WORK INSTRUCTIONS =>
Retype all material exactly. Pictures stay out of the copy.

______

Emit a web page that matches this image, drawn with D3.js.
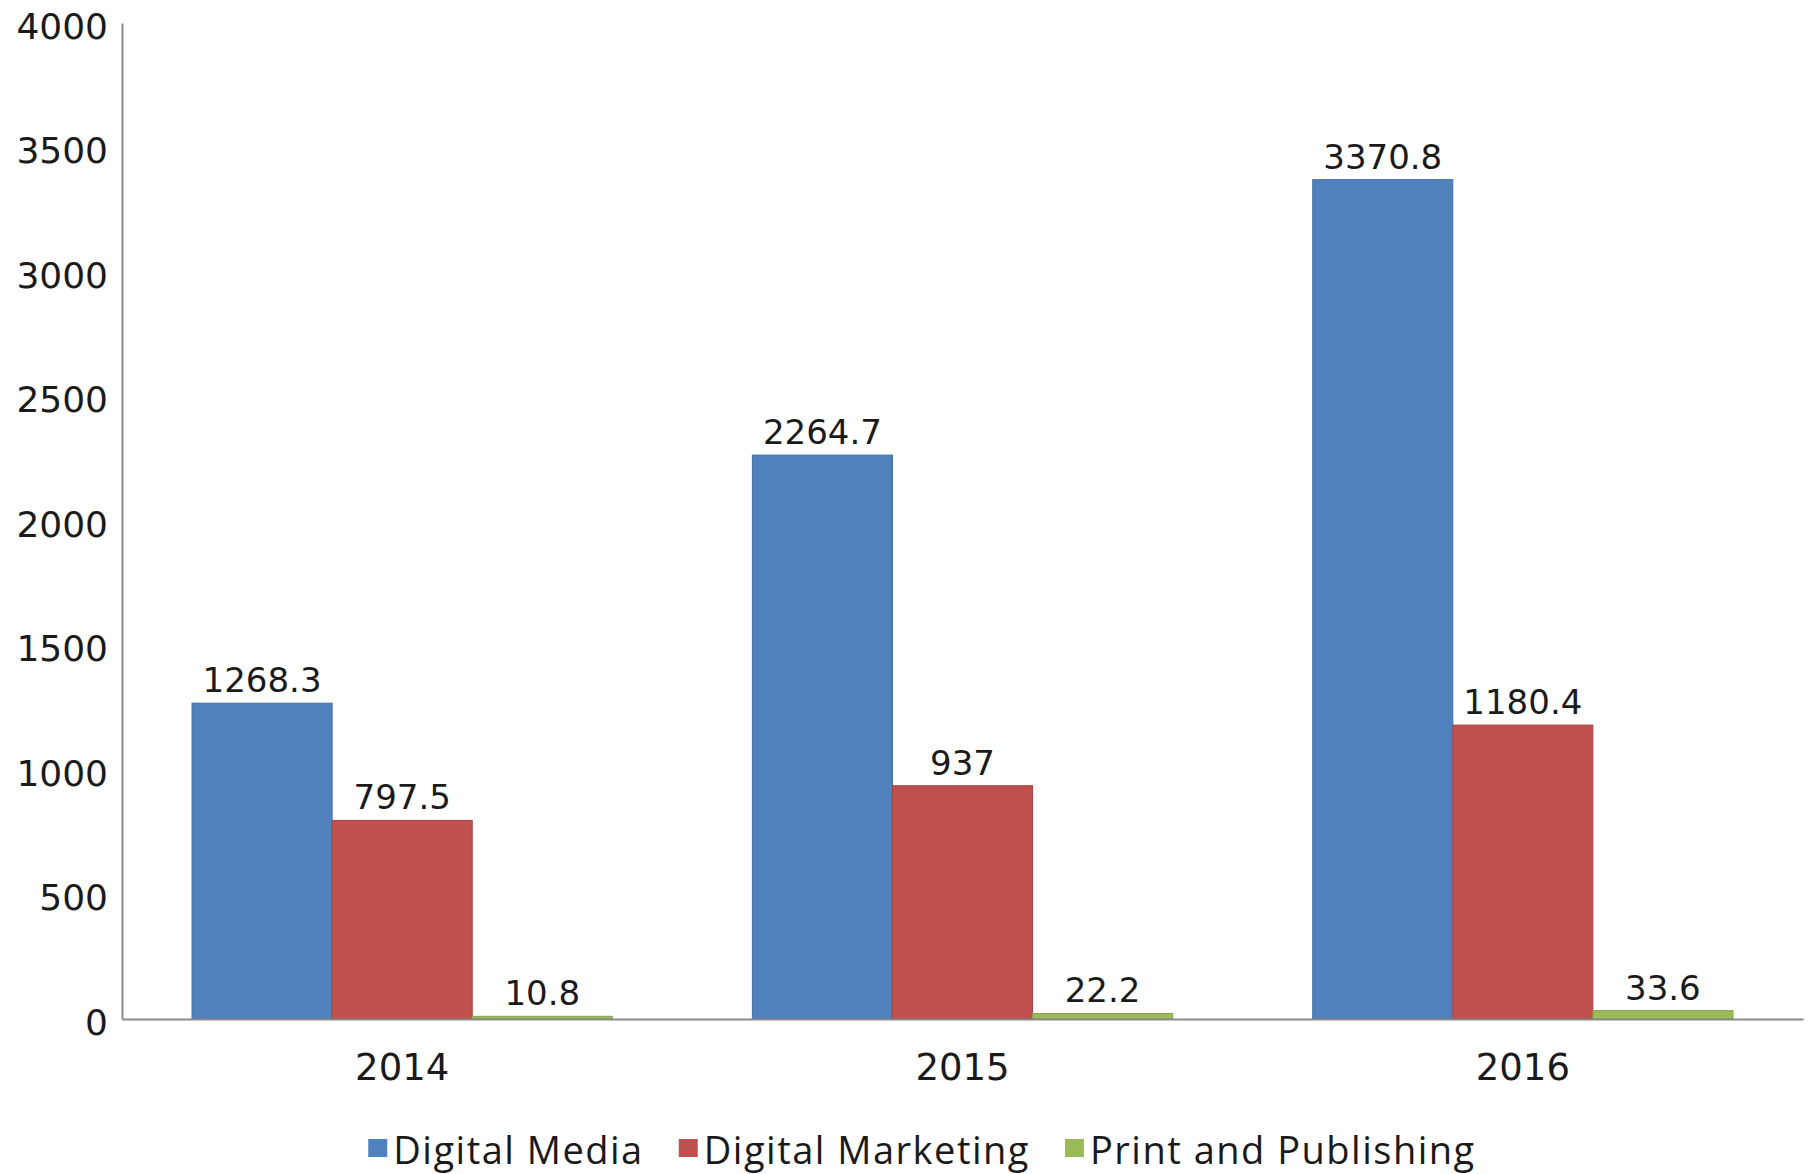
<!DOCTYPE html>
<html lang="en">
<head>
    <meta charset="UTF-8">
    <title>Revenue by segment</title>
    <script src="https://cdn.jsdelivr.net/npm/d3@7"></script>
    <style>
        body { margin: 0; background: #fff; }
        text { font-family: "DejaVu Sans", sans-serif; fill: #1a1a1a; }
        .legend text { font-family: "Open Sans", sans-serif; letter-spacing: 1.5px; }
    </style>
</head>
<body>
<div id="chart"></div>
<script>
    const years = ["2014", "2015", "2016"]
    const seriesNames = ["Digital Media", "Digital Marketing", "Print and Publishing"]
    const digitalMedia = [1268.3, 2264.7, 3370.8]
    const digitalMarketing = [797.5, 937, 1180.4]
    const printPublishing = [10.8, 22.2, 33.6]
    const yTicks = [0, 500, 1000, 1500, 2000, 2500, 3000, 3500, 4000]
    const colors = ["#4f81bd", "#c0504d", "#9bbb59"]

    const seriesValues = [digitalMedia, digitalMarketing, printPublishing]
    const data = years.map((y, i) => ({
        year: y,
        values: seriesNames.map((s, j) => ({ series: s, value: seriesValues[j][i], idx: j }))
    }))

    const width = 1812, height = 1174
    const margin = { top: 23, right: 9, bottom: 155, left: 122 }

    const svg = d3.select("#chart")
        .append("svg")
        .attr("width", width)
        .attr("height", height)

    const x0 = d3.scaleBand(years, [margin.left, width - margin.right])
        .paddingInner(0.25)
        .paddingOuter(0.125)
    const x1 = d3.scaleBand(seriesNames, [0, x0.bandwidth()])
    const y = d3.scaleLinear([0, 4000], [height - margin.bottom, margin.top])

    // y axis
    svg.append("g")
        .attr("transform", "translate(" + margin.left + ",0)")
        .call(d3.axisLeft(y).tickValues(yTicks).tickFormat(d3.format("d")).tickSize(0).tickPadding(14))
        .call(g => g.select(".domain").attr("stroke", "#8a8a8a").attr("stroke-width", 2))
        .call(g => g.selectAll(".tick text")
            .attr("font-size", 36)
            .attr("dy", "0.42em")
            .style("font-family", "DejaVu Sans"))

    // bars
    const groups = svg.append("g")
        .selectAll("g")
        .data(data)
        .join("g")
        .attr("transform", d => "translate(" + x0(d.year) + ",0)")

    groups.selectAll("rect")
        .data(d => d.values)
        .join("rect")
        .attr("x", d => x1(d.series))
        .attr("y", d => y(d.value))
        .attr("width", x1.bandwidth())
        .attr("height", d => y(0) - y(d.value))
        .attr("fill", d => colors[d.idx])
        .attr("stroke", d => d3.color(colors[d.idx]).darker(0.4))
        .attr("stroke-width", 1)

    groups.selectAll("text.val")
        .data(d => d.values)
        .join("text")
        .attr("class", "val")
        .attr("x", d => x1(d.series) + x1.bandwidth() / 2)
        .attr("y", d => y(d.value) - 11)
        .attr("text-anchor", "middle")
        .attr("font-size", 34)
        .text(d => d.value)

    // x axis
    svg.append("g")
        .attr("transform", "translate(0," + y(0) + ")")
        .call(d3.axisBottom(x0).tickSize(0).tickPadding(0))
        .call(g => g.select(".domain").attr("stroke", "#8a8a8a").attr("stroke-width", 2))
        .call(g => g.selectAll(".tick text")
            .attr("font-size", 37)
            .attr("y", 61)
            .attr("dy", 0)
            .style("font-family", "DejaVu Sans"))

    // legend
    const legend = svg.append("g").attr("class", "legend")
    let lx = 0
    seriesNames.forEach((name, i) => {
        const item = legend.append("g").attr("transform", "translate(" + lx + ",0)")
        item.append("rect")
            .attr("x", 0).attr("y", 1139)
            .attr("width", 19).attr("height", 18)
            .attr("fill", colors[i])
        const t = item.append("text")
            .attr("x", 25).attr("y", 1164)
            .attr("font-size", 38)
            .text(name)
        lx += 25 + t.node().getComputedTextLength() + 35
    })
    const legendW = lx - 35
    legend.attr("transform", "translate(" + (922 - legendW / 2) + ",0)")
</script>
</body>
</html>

______

SOLUTION =>
Emit a web page that matches this image, drawn with D3.js.
<!DOCTYPE html>
<html lang="en">
<head>
    <meta charset="UTF-8">
    <title>Revenue by segment</title>
    <script src="https://cdn.jsdelivr.net/npm/d3@7"></script>
    <style>
        body { margin: 0; background: #fff; }
        text { font-family: "DejaVu Sans", sans-serif; fill: #1a1a1a; }
        .legend text { font-family: "Open Sans", sans-serif; letter-spacing: 1.5px; }
    </style>
</head>
<body>
<div id="chart"></div>
<script>
    const years = ["2014", "2015", "2016"]
    const seriesNames = ["Digital Media", "Digital Marketing", "Print and Publishing"]
    const digitalMedia = [1268.3, 2264.7, 3370.8]
    const digitalMarketing = [797.5, 937, 1180.4]
    const printPublishing = [10.8, 22.2, 33.6]
    const yTicks = [0, 500, 1000, 1500, 2000, 2500, 3000, 3500, 4000]
    const colors = ["#4f81bd", "#c0504d", "#9bbb59"]

    const seriesValues = [digitalMedia, digitalMarketing, printPublishing]
    const data = years.map((y, i) => ({
        year: y,
        values: seriesNames.map((s, j) => ({ series: s, value: seriesValues[j][i], idx: j }))
    }))

    const width = 1812, height = 1174
    const margin = { top: 23, right: 9, bottom: 155, left: 122 }

    const svg = d3.select("#chart")
        .append("svg")
        .attr("width", width)
        .attr("height", height)

    const x0 = d3.scaleBand(years, [margin.left, width - margin.right])
        .paddingInner(0.25)
        .paddingOuter(0.125)
    const x1 = d3.scaleBand(seriesNames, [0, x0.bandwidth()])
    const y = d3.scaleLinear([0, 4000], [height - margin.bottom, margin.top])

    // y axis
    svg.append("g")
        .attr("transform", "translate(" + margin.left + ",0)")
        .call(d3.axisLeft(y).tickValues(yTicks).tickFormat(d3.format("d")).tickSize(0).tickPadding(14))
        .call(g => g.select(".domain").attr("stroke", "#8a8a8a").attr("stroke-width", 2))
        .call(g => g.selectAll(".tick text")
            .attr("font-size", 36)
            .attr("dy", "0.42em")
            .style("font-family", "DejaVu Sans"))

    // bars
    const groups = svg.append("g")
        .selectAll("g")
        .data(data)
        .join("g")
        .attr("transform", d => "translate(" + x0(d.year) + ",0)")

    groups.selectAll("rect")
        .data(d => d.values)
        .join("rect")
        .attr("x", d => x1(d.series))
        .attr("y", d => y(d.value))
        .attr("width", x1.bandwidth())
        .attr("height", d => y(0) - y(d.value))
        .attr("fill", d => colors[d.idx])
        .attr("stroke", d => d3.color(colors[d.idx]).darker(0.4))
        .attr("stroke-width", 1)

    groups.selectAll("text.val")
        .data(d => d.values)
        .join("text")
        .attr("class", "val")
        .attr("x", d => x1(d.series) + x1.bandwidth() / 2)
        .attr("y", d => y(d.value) - 11)
        .attr("text-anchor", "middle")
        .attr("font-size", 34)
        .text(d => d.value)

    // x axis
    svg.append("g")
        .attr("transform", "translate(0," + y(0) + ")")
        .call(d3.axisBottom(x0).tickSize(0).tickPadding(0))
        .call(g => g.select(".domain").attr("stroke", "#8a8a8a").attr("stroke-width", 2))
        .call(g => g.selectAll(".tick text")
            .attr("font-size", 37)
            .attr("y", 61)
            .attr("dy", 0)
            .style("font-family", "DejaVu Sans"))

    // legend
    const legend = svg.append("g").attr("class", "legend")
    let lx = 0
    seriesNames.forEach((name, i) => {
        const item = legend.append("g").attr("transform", "translate(" + lx + ",0)")
        item.append("rect")
            .attr("x", 0).attr("y", 1139)
            .attr("width", 19).attr("height", 18)
            .attr("fill", colors[i])
        const t = item.append("text")
            .attr("x", 25).attr("y", 1164)
            .attr("font-size", 38)
            .text(name)
        lx += 25 + t.node().getComputedTextLength() + 35
    })
    const legendW = lx - 35
    legend.attr("transform", "translate(" + (922 - legendW / 2) + ",0)")
</script>
</body>
</html>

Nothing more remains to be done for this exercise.